English - Mortise Lock with Key - Walters 52173

So here's a thing that keeps me up at night: we get a lot of submissions about programmers who cannot seem to think like users. There's a type of programmer who has never not known how computers worked, whose theory of computers in their mind has been so accurate for so long that they can't look at things in a different way. Many times, they close themselves off from users, insisting that if the user had a problem with using the software, they just don't know how computers work and need to educate themselves. Rather than focus on what would make the software more usable, they program what is easiest for the computer to do, and call it a day.

The same is sometimes true of security concerns. Rather than focus on what would be secure, on what the best practices are in the industry, these programmers hammer out something easy and straightforward and consider it good enough. Today's submitter, Rick, recently ran across just such a "security system."
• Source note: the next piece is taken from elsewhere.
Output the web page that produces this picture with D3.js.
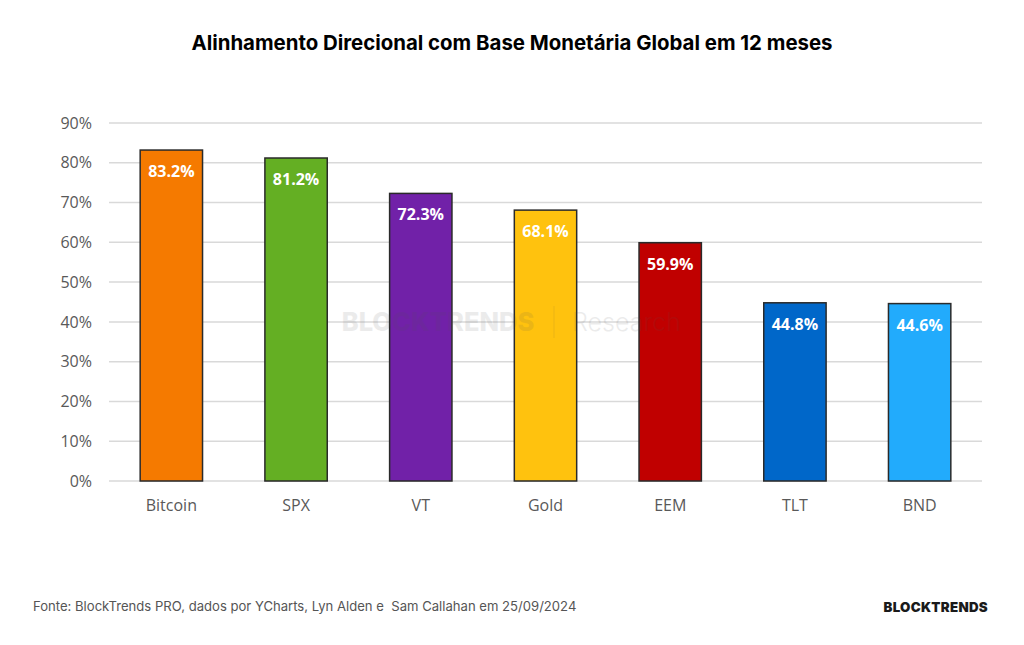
<!DOCTYPE html>
<html>
<head>
<meta charset="utf-8">
<script src="https://cdn.jsdelivr.net/npm/d3@7"></script>
<style>
  html, body { margin: 0; padding: 0; background: #ffffff; }
  svg { display: block; }
  text { white-space: pre; }
</style>
</head>
<body>
<svg id="chart" width="1024" height="645"></svg>
<script>
const categories = ["Bitcoin", "SPX", "VT", "Gold", "EEM", "TLT", "BND"];
const values = [83.2, 81.2, 72.3, 68.1, 59.9, 44.8, 44.6];
const colors = ["#F57A00", "#64AF23", "#7121A8", "#FFC20E", "#C00000", "#0067C9", "#22ABFC"];
const yTicks = [0, 10, 20, 30, 40, 50, 60, 70, 80, 90];
const titleText = "Alinhamento Direcional com Base Monetária Global em 12 meses";
const sourceText = "Fonte: BlockTrends PRO, dados por YCharts, Lyn Alden e  Sam Callahan em 25/09/2024";

(function () {
const svg = d3.select("#chart");
const W = 1024, H = 645;
svg.append("rect").attr("width", W).attr("height", H).attr("fill", "#fff");

const pLeft = 109, pRight = 982, pTop = 123, pBottom = 481;

const x = d3.scaleBand().domain(categories).range([pLeft, pRight]).paddingInner(0.5).paddingOuter(0.25);
const y = d3.scaleLinear().domain([0, 90]).range([pBottom, pTop]);

// gridlines
svg.append("g").selectAll("line").data(yTicks).join("line")
  .attr("x1", pLeft).attr("x2", pRight)
  .attr("y1", d => y(d)).attr("y2", d => y(d))
  .attr("stroke", "#d9d9d9").attr("stroke-width", 1.5);

// y axis labels
const yAxis = d3.axisLeft(y).tickValues(yTicks).tickFormat(d => d + "%").tickSize(0).tickPadding(0);
const ya = svg.append("g").attr("transform", `translate(${pLeft - 17},0)`).call(yAxis);
ya.select(".domain").remove();
ya.selectAll("text").attr("font-family", "Open Sans, sans-serif").attr("font-size", 16).attr("fill", "#595959");

// x axis labels
const xAxis = d3.axisBottom(x).tickSize(0).tickPadding(0);
const xa = svg.append("g").attr("transform", `translate(0,${pBottom + 19})`).call(xAxis);
xa.select(".domain").remove();
xa.selectAll("text").attr("font-family", "Open Sans, sans-serif").attr("font-size", 16).attr("fill", "#595959");

// bars
const data = categories.map((c, i) => ({ c, v: values[i], col: colors[i] }));
svg.append("g").selectAll("rect").data(data).join("rect")
  .attr("x", d => x(d.c)).attr("width", x.bandwidth())
  .attr("y", d => y(d.v)).attr("height", d => y(0) - y(d.v))
  .attr("fill", d => d.col).attr("stroke", "#2a2a2a").attr("stroke-width", 1.5);

// value labels
svg.append("g").selectAll("text").data(data).join("text")
  .attr("x", d => x(d.c) + x.bandwidth() / 2)
  .attr("y", d => y(d.v) + 27)
  .attr("text-anchor", "middle")
  .attr("font-family", "Open Sans, sans-serif").attr("font-weight", 700).attr("font-size", 16)
  .attr("fill", "#ffffff")
  .text(d => d.v.toFixed(1) + "%");

// watermark
const wm = svg.append("g").attr("opacity", 0.11);
wm.append("text").attr("x", 438).attr("y", 331).attr("text-anchor", "middle")
  .attr("font-family", "Inter, sans-serif").attr("font-weight", 800).attr("font-size", 25.5)
  .attr("fill", "#555").text("BLOCKTRENDS");
wm.append("line").attr("x1", 554).attr("x2", 554).attr("y1", 306).attr("y2", 338)
  .attr("stroke", "#555").attr("stroke-width", 1);
wm.append("text").attr("x", 572).attr("y", 331)
  .attr("font-family", "Inter, sans-serif").attr("font-weight", 300).attr("font-size", 25)
  .attr("fill", "#555").text("Research");

// title
svg.append("text").attr("x", 512).attr("y", 50).attr("text-anchor", "middle")
  .attr("font-family", "Inter, sans-serif").attr("font-weight", 700).attr("font-size", 20.4)
  .attr("fill", "#000").text(titleText);

// source
svg.append("text").attr("x", 33).attr("y", 611)
  .attr("font-family", "Inter, sans-serif").attr("font-size", 13.1)
  .attr("fill", "#555").text(sourceText);

// logo
svg.append("text").attr("x", 988).attr("y", 612).attr("text-anchor", "end")
  .attr("font-family", "Inter, sans-serif").attr("font-weight", 900).attr("font-size", 13.3)
  .attr("letter-spacing", 0.3)
  .attr("fill", "#1a1a1a").text("BLOCKTRENDS");
})();
</script>
</body>
</html>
Rick was shopping at a small online retailer, and found some items he liked. He got through the "fill in all your personal information and hope they have good security" stage of the online check-out process and placed his order. At no time was he asked if he wanted an account—which is good, because he never signs up for accounts at small independent retailers, preferring for his card information not to be stored at all. He was asked to fill in his email, which is common enough; a receipt and shipping updates are usually sent to the email associated with the order.

Sure enough, Rick received an email from the retailer moments later. Only this wasn't a receipt. It was, in fact, confirmation of a new account creation ... complete with a password in plain text.

Rick was understandably alarmed. He headed back to the site immediately to change the password to a longer, more secure one-off he could store in a password manager and never, ever have emailed to him in plaintext. But once on the site, he could find no sign of a login button or secure area. So at this point, he had an insecure password he couldn't appear to use, for an account he didn't even want in the first place.

Rick sent an email, worried about this state of affairs. The reply came fairly rapidly, from someone who was likely the sole tech department for the company: this was by design. All Rick had to do next time he purchased any goods was to enter the password on the checkout screen, and it would remember his delivery address for him.

As Rick put it:


So you send a random password insecurely and don't allow the user to change it, only because you think users would rather leave your web page to login to their email, search for the email that includes the password and copy that password in your web page, instead of just filling in their address that they know by heart.

Of course in this case, it doesn't matter one bit: Rick isn't going back to buy anything else. He didn't name-and-shame, but I encourage you to do so in the comments if you know of a retailer with similarly bad security. After all, there's only one thing that can beat programmer arrogance in this kind of situation: losing customers.